Common Attack Vectors
Attack vectors are the methods that adversaries use to breach or infiltrate your networks and applications. Attack vectors take many different forms, ranging from malware and ransomware to man-in-the-middle attacks, compromised credentials, and phishing. Some attack vectors target weaknesses in your IT and systems infrastructure; others target weaknesses in the humans that have access to your network and applications.
Common attack vectors identified by SecApps Scout include:
- Compromised credentials
- Unauthorized access due to insecure software defaults or inadequate configuration
- Software exploitation due to outdated software eversions
- Unauthorized access due to secrets disclosure
- 2FA bypass
- Disclosure of sensitive information such as the public listing of buckets and other resources
Compromised credentials are one of the most common sources of security incidents. Due to the rise in automated attacks, brute force and dictionary-based attacks are on the rise, particularly against cloud services (IaS and SaaS).

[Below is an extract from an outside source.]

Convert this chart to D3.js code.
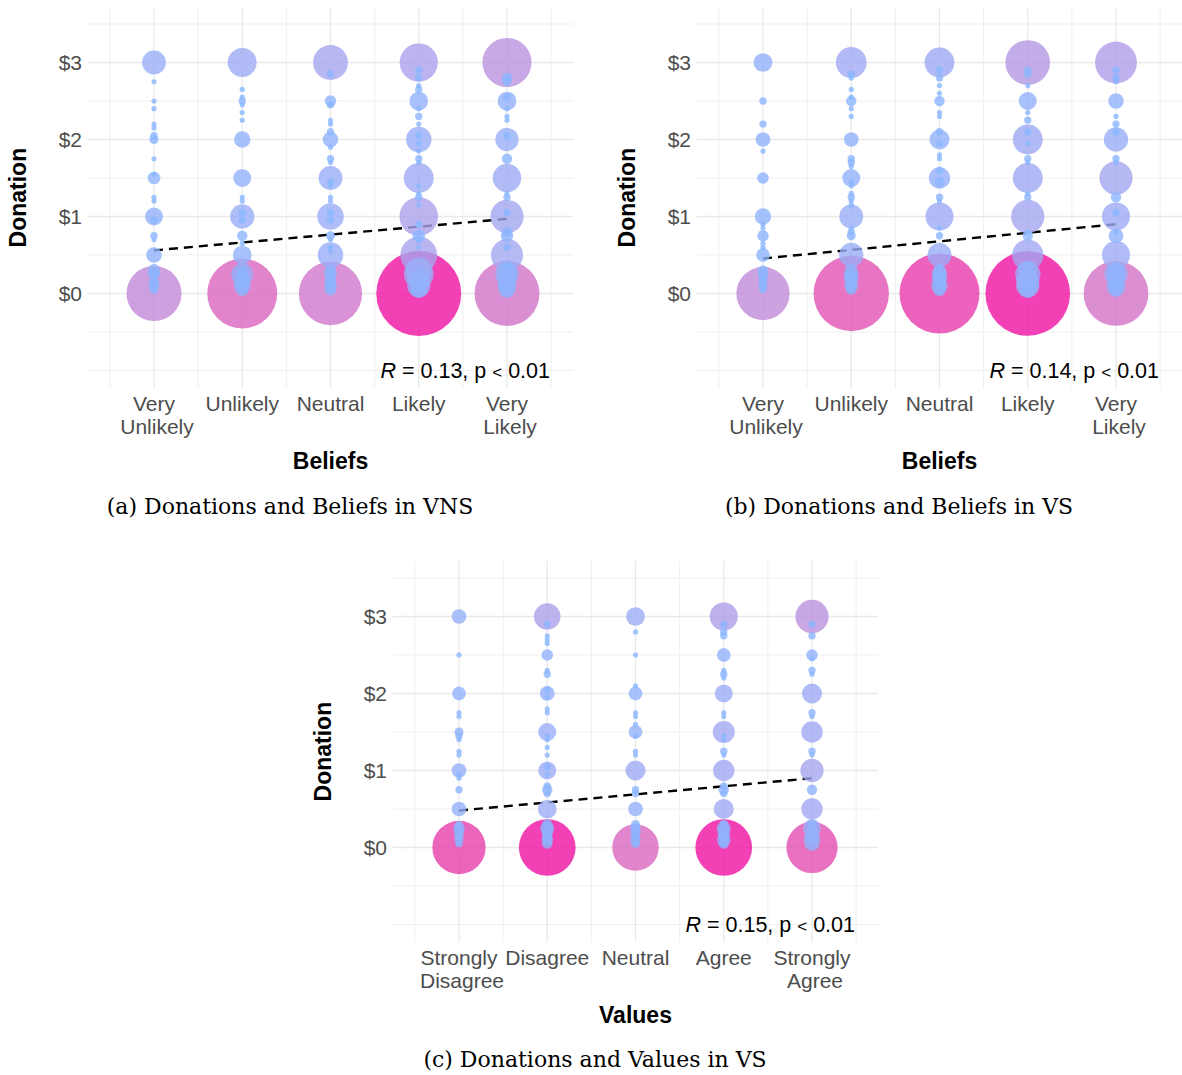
<!DOCTYPE html>
<html>
<head>
<meta charset="utf-8">
<script src="https://cdn.jsdelivr.net/npm/d3@7"></script>
<style>
  body { margin: 0; background: #ffffff; }
  svg { display: block; }
</style>
</head>
<body>
<script>
// ---------- DATA ----------
const beliefLabels = [["Very", "Unlikely"], ["Unlikely"], ["Neutral"], ["Likely"], ["Very", "Likely"]];
const valueLabels = [["Strongly", "Disagree"], ["Disagree"], ["Neutral"], ["Agree"], ["Strongly", "Agree"]];
const yTickValues = [0, 1, 2, 3];
const yTickLabels = ["$0", "$1", "$2", "$3"];

// [donation, number of respondents] per answer category
const vnsBeliefs = [
  [[3,21],[2.75,1],[2.5,1],[2.4,1],[2.2,1],[2.15,1],[2.05,2],[2,3],[1.75,1],[1.55,1],[1.5,6],[1.25,1],[1.2,1],[1,12],[0.95,2],[0.75,2],[0.7,1],[0.5,9],[0.3,6],[0.25,5],[0.15,4],[0.1,4],[0.05,3],[0,112]],
  [[3,31],[2.65,1],[2.55,1],[2.5,2],[2.45,1],[2.35,1],[2.25,1],[2,10],[1.5,12],[1.25,1],[1.2,1],[1.05,2],[1,22],[0.95,2],[0.75,4],[0.65,1],[0.5,13],[0.3,4],[0.25,18],[0.2,8],[0.15,10],[0.1,10],[0.05,6],[0,181]],
  [[3,45],[2.85,2],[2.5,5],[2.45,2],[2.25,1],[2.2,1],[2.1,2],[2,9],[1.9,1],[1.75,2],[1.7,1],[1.5,21],[1.45,2],[1.4,1],[1.25,1],[1.2,1],[1.05,2],[1,26],[0.95,2],[0.75,3],[0.7,1],[0.6,1],[0.55,1],[0.5,24],[0.3,5],[0.25,6],[0.2,4],[0.15,5],[0.1,6],[0.05,5],[0,148]],
  [[3,54],[2.9,2],[2.8,2],[2.7,1],[2.65,2],[2.5,13],[2.4,1],[2.3,2],[2.2,1],[2.05,2],[2,24],[1.95,1],[1.85,1],[1.75,2],[1.7,1],[1.5,33],[1.4,1],[1.3,1],[1.25,2],[1.15,1],[1,55],[0.9,2],[0.75,6],[0.7,2],[0.6,1],[0.5,50],[0.3,26],[0.25,33],[0.2,20],[0.15,15],[0.1,20],[0.05,10],[0,267]],
  [[3,89],[2.8,4],[2.75,3],[2.55,2],[2.5,13],[2.4,1],[2.3,1],[2.25,1],[2.05,2],[2,20],[1.75,4],[1.5,30],[1.3,1],[1.25,2],[1.05,2],[1,41],[0.8,4],[0.75,6],[0.6,2],[0.5,38],[0.35,2],[0.3,15],[0.25,20],[0.2,13],[0.15,13],[0.1,13],[0.05,10],[0,156]]
];
const vsBeliefs = [
  [[3,13],[2.5,2],[2.2,2],[2,8],[1.85,1],[1.5,5],[1,10],[0.9,1],[0.85,1],[0.75,5],[0.65,1],[0.6,1],[0.5,7],[0.3,4],[0.25,4],[0.2,3],[0.15,3],[0.1,3],[0.05,2],[0,105]],
  [[3,35],[2.85,2],[2.8,1],[2.65,1],[2.55,1],[2.5,4],[2.4,1],[2.3,1],[2,8],[1.75,2],[1.7,2],[1.65,1],[1.5,12],[1.45,1],[1.4,1],[1.3,1],[1.25,2],[1.2,1],[1.15,1],[1,21],[0.85,1],[0.8,2],[0.75,3],[0.5,22],[0.3,6],[0.25,8],[0.2,8],[0.15,5],[0.1,7],[0.05,4],[0,210]],
  [[3,33],[2.9,2],[2.8,2],[2.7,1],[2.6,1],[2.5,4],[2.35,1],[2.3,1],[2.1,2],[2,15],[1.95,2],[1.8,1],[1.75,1],[1.6,2],[1.5,17],[1.45,4],[1.25,2],[1.2,1],[1,29],[0.85,1],[0.75,2],[0.5,21],[0.35,1],[0.3,6],[0.25,9],[0.2,8],[0.15,6],[0.1,10],[0.05,6],[0,237]],
  [[3,74],[2.9,2],[2.85,2],[2.7,1],[2.5,12],[2.35,1],[2.25,2],[2.1,2],[2,33],[1.95,1],[1.75,2],[1.7,1],[1.5,33],[1.3,1],[1.25,2],[1,41],[0.8,1],[0.75,4],[0.5,36],[0.3,14],[0.25,24],[0.2,14],[0.15,20],[0.1,20],[0.05,10],[0,265]],
  [[3,65],[2.9,2],[2.8,2],[2.75,1],[2.5,9],[2.3,1],[2.2,2],[2.1,2],[2,22],[1.75,2],[1.7,1],[1.5,41],[1.25,4],[1.05,2],[1,29],[0.8,1],[0.75,8],[0.5,29],[0.3,10],[0.25,20],[0.2,12],[0.15,10],[0.1,13],[0.05,8],[0,155]]
];
const vsValues = [
  [[3,8],[2.5,1],[2,7],[1.75,1],[1.7,1],[1.5,3],[1.45,2],[1.4,1],[1.25,1],[1.2,1],[1,8],[0.95,1],[0.9,1],[0.75,2],[0.5,8],[0.3,2],[0.25,5],[0.2,4],[0.15,3],[0.1,3],[0.05,2],[0,105]],
  [[3,26],[2.9,2],[2.75,1],[2.7,1],[2.65,1],[2.5,5],[2.3,1],[2.25,2],[2.05,2],[2,8],[1.95,1],[1.8,1],[1.75,1],[1.5,12],[1.45,1],[1.4,1],[1.3,1],[1.2,1],[1.05,2],[1,12],[0.95,1],[0.8,2],[0.75,4],[0.7,2],[0.5,13],[0.3,4],[0.25,7],[0.2,5],[0.15,4],[0.1,5],[0.05,4],[0,119]],
  [[3,13],[2.8,1],[2.5,1],[2.1,1],[2,7],[1.75,1],[1.7,1],[1.6,1],[1.5,7],[1.45,1],[1.25,1],[1.2,1],[1,15],[0.75,2],[0.7,2],[0.5,8],[0.3,3],[0.25,4],[0.2,4],[0.15,3],[0.1,4],[0.05,3],[0,80]],
  [[3,29],[2.9,2],[2.8,2],[2.75,2],[2.5,7],[2.3,1],[2.25,2],[2.2,1],[2,12],[1.75,1],[1.7,1],[1.5,18],[1.45,1],[1.4,1],[1.25,2],[1.2,1],[1,17],[0.8,2],[0.75,4],[0.7,2],[0.5,15],[0.3,3],[0.25,7],[0.2,6],[0.15,5],[0.1,7],[0.05,4],[0,119]],
  [[3,41],[2.9,2],[2.75,2],[2.5,5],[2.45,1],[2.3,2],[2.25,1],[2,15],[1.75,2],[1.7,1],[1.5,17],[1.25,2],[1.2,1],[1,20],[0.75,4],[0.5,17],[0.3,4],[0.25,12],[0.2,8],[0.15,8],[0.1,10],[0.05,8],[0,97]]
];

// fitted line: predicted donation at first and last category
const trendVnsBeliefs = [0.56, 0.97];
const trendVsBeliefs = [0.455, 0.90];
const trendVsValues = [0.48, 0.90];

const corrVnsBeliefs = ["0.13", "0.01"];
const corrVsBeliefs = ["0.14", "0.01"];
const corrVsValues = ["0.15", "0.01"];

const captions = ["(a) Donations and Beliefs in VNS", "(b) Donations and Beliefs in VS", "(c) Donations and Values in VS"];
const xTitles = ["Beliefs", "Beliefs", "Values"];

// ---------- DRAWING ----------
const W = 1182, H = 1075;
const svg = d3.select("body").append("svg").attr("width", W).attr("height", H);

const SANS = "'Liberation Sans', Arial, Helvetica, sans-serif";
const SERIF = "'DejaVu Serif', serif";

const rScale = d3.scaleSqrt().domain([0, 300]).range([0, 2.6 * Math.sqrt(300)]);

function drawPanel(cfg) {
  const g = svg.append("g").attr("transform", `translate(${cfg.dx},${cfg.dy})`);
  const x = d3.scaleLinear().domain([1, 5]).range([154, 507]);
  const y = d3.scaleLinear().domain([0, 3]).range([293.5, 62.5]);
  const xLo = 0.25, xHi = 5.75, yLo = -1.23, yHi = 3.72;

  // grid
  const grid = g.append("g");
  const hMinor = [-1, -0.5, 0.5, 1.5, 2.5, 3.5];
  const vMinor = [0.5, 1.5, 2.5, 3.5, 4.5, 5.5];
  const vMajor = [1, 2, 3, 4, 5];
  grid.selectAll("line.hmin").data(hMinor).join("line")
    .attr("x1", x(xLo)).attr("x2", x(xHi)).attr("y1", d => y(d)).attr("y2", d => y(d))
    .attr("stroke", "#efefef").attr("stroke-width", 1);
  grid.selectAll("line.vmin").data(vMinor).join("line")
    .attr("y1", y(yHi)).attr("y2", y(yLo)).attr("x1", d => x(d)).attr("x2", d => x(d))
    .attr("stroke", "#efefef").attr("stroke-width", 1);
  grid.selectAll("line.hmaj").data(yTickValues).join("line")
    .attr("x1", x(xLo)).attr("x2", x(xHi)).attr("y1", d => y(d)).attr("y2", d => y(d))
    .attr("stroke", "#e9e9e9").attr("stroke-width", 1.3);
  grid.selectAll("line.vmaj").data(vMajor).join("line")
    .attr("y1", y(yHi)).attr("y2", y(yLo)).attr("x1", d => x(d)).attr("x2", d => x(d))
    .attr("stroke", "#e9e9e9").attr("stroke-width", 1.3);

  // y tick labels
  g.selectAll("text.ytick").data(yTickValues).join("text")
    .attr("x", 82).attr("y", d => y(d)).attr("dy", "0.36em")
    .attr("text-anchor", "end").attr("font-family", SANS).attr("font-size", 21)
    .attr("fill", "#4d4d4d").text((d, i) => yTickLabels[i]);

  // x tick labels
  cfg.labels.forEach((lines, i) => {
    const t = g.append("text").attr("text-anchor", "middle").attr("font-family", SANS)
      .attr("font-size", 21).attr("fill", "#4d4d4d");
    lines.forEach((ln, j) => {
      t.append("tspan").attr("x", x(i + 1) + (lines.length > 1 && j === 1 ? 3 : 0))
        .attr("y", 411 + j * 23).text(ln);
    });
  });

  // axis titles
  g.append("text").attr("x", (x(xLo) + x(xHi)) / 2).attr("y", 469)
    .attr("text-anchor", "middle").attr("font-family", SANS).attr("font-weight", "bold")
    .attr("font-size", 23).attr("fill", "#000").text(cfg.xTitle);
  g.append("text").attr("transform", `translate(26,${(y(yHi) + y(yLo)) / 2}) rotate(-90)`)
    .attr("text-anchor", "middle").attr("font-family", SANS).attr("font-weight", "bold")
    .attr("font-size", 23).attr("fill", "#000").text("Donation");

  // trend line (under the points)
  g.append("line")
    .attr("x1", x(1)).attr("y1", y(cfg.trend[0]))
    .attr("x2", x(5)).attr("y2", y(cfg.trend[1]))
    .attr("stroke", "#000").attr("stroke-width", 2.4).attr("stroke-dasharray", "9,6");

  // points
  const pts = [];
  cfg.data.forEach((col, i) => col.forEach(([v, n]) => pts.push({ c: i + 1, v, n })));
  pts.sort((a, b) => b.n - a.n);
  const maxN = d3.max(pts, d => d.n);
  const color = d3.scaleLinear().domain([1, maxN]).range(["#8ab6ff", "#ee12a2"]).interpolate(d3.interpolateLab);
  g.append("g").selectAll("circle").data(pts).join("circle")
    .attr("cx", d => x(d.c)).attr("cy", d => y(d.v)).attr("r", d => rScale(d.n))
    .attr("fill", d => color(d.n)).attr("fill-opacity", 0.8);

  // correlation label
  const ct = g.append("text").attr("x", x(5) + 43).attr("y", y(-1)).attr("dy", "0.36em")
    .attr("text-anchor", "end").attr("font-family", SANS).attr("font-size", 21.5).attr("fill", "#000");
  ct.append("tspan").attr("font-style", "italic").text("R");
  ct.append("tspan").text(` = ${cfg.corr[0]}, p `);
  ct.append("tspan").attr("font-size", 17).text("<");
  ct.append("tspan").text(` ${cfg.corr[1]}`);

  // caption
  svg.append("text").attr("x", cfg.capX).attr("y", cfg.capY).attr("text-anchor", "middle")
    .attr("font-family", SERIF).attr("font-size", 22).attr("fill", "#000").text(cfg.caption);
}

drawPanel({ dx: 0, dy: 0, data: vnsBeliefs, labels: beliefLabels, trend: trendVnsBeliefs,
  corr: corrVnsBeliefs, xTitle: xTitles[0], caption: captions[0], capX: 290, capY: 514 });
drawPanel({ dx: 609, dy: 0, data: vsBeliefs, labels: beliefLabels, trend: trendVsBeliefs,
  corr: corrVsBeliefs, xTitle: xTitles[1], caption: captions[1], capX: 899, capY: 514 });
drawPanel({ dx: 305, dy: 554, data: vsValues, labels: valueLabels, trend: trendVsValues,
  corr: corrVsValues, xTitle: xTitles[2], caption: captions[2], capX: 595, capY: 1067 });
</script>
</body>
</html>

Credential compromise often results in the compromise of multiple accounts, allowing unauthorized access to multiple services and resources.

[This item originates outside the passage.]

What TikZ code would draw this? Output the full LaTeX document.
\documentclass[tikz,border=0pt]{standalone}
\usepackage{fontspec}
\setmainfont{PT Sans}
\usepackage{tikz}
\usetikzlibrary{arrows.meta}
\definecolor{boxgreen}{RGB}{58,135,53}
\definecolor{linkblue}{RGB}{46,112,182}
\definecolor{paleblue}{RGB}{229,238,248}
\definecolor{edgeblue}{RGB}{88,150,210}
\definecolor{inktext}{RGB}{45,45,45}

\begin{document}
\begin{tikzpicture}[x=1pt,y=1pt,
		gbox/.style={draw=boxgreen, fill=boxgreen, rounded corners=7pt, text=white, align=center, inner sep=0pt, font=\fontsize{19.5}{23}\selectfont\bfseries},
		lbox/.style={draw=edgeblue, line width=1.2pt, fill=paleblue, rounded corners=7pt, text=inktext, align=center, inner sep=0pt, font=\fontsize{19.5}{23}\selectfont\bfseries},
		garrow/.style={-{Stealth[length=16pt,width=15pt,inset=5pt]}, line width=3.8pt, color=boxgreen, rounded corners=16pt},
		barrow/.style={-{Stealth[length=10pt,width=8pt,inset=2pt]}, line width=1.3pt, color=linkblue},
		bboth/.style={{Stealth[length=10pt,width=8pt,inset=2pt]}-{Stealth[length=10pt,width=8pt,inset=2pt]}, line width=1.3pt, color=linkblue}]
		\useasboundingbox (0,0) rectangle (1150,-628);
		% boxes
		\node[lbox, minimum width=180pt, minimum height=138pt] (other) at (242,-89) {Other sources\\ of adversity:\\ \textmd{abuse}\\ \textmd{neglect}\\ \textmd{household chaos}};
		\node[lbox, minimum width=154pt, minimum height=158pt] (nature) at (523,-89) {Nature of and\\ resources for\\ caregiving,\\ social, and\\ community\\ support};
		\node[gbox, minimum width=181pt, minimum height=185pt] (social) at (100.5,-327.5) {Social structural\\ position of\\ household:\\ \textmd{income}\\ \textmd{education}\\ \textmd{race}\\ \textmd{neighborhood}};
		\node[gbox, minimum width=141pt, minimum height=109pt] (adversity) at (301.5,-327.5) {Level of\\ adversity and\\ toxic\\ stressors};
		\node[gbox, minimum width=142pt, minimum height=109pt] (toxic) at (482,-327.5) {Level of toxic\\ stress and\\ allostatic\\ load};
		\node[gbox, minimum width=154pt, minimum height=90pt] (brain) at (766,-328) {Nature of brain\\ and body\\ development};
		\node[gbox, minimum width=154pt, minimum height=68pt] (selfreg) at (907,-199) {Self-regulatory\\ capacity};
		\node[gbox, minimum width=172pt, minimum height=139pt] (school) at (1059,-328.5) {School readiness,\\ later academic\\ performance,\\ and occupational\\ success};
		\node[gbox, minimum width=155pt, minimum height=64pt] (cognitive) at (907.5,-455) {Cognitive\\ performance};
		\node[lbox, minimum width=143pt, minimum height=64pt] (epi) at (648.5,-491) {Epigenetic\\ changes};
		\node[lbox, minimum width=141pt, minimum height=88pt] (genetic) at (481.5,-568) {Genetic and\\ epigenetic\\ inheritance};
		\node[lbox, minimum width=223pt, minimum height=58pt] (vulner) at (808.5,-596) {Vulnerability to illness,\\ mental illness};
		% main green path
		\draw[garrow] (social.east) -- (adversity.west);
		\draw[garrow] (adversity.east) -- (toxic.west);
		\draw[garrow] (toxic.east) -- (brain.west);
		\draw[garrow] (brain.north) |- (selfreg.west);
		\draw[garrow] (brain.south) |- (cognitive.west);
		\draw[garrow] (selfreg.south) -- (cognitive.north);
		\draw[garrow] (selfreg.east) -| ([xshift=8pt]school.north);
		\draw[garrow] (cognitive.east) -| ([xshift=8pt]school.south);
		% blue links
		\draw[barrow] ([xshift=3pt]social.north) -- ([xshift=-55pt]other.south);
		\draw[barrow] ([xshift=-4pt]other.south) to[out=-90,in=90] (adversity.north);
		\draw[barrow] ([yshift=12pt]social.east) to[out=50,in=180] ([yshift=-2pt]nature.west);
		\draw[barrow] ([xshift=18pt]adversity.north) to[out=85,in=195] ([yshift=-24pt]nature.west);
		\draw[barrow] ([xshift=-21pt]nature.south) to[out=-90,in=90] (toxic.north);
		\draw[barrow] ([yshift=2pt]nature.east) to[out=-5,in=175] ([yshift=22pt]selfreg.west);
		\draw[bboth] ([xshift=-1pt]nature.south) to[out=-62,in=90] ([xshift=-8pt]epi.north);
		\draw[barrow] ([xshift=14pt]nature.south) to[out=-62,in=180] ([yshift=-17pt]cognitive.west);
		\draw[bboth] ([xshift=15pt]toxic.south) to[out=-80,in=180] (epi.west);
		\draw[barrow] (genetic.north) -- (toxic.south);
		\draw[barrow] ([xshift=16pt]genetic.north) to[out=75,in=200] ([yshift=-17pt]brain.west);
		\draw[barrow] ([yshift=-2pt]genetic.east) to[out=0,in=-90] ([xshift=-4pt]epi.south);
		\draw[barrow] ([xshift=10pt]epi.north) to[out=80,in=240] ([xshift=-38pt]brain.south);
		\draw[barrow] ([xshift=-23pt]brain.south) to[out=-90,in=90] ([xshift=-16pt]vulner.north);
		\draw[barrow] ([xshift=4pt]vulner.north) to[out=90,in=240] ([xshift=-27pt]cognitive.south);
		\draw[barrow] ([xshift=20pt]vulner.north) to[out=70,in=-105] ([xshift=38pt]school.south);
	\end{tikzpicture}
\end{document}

Insecure software defaults
Security incidents often stem from insecure software defaults or inadequate configuration. This may be due to software not being patched or updated or not configured according to best security practice.
Exploitation of software vulnerabilities is an area of growing concern for organizations. Often, software is not patched in a timely manner, increasing the likelihood of being compromised. Software vulnerabilities also present an attacker with an opportunity to escalate their privileges and increase their access to sensitive data.
Inadequate control of secrets such as API tokens, keys and passwords can compromise access to cloud applications and resources, as well as to the underlying infrastructure itself.
SecApps Scout can help identify whether your cloud applications are vulnerable to 2FA bypass. This is a common misconfiguration that is often left undetected.
Disclosure of sensitive information
Some cloud applications have a public-facing listing of resources. These resources may contain customer data, trade secrets, personally identifiable information (PII), or intellectual property that can be used to perform social engineering attacks on your organization.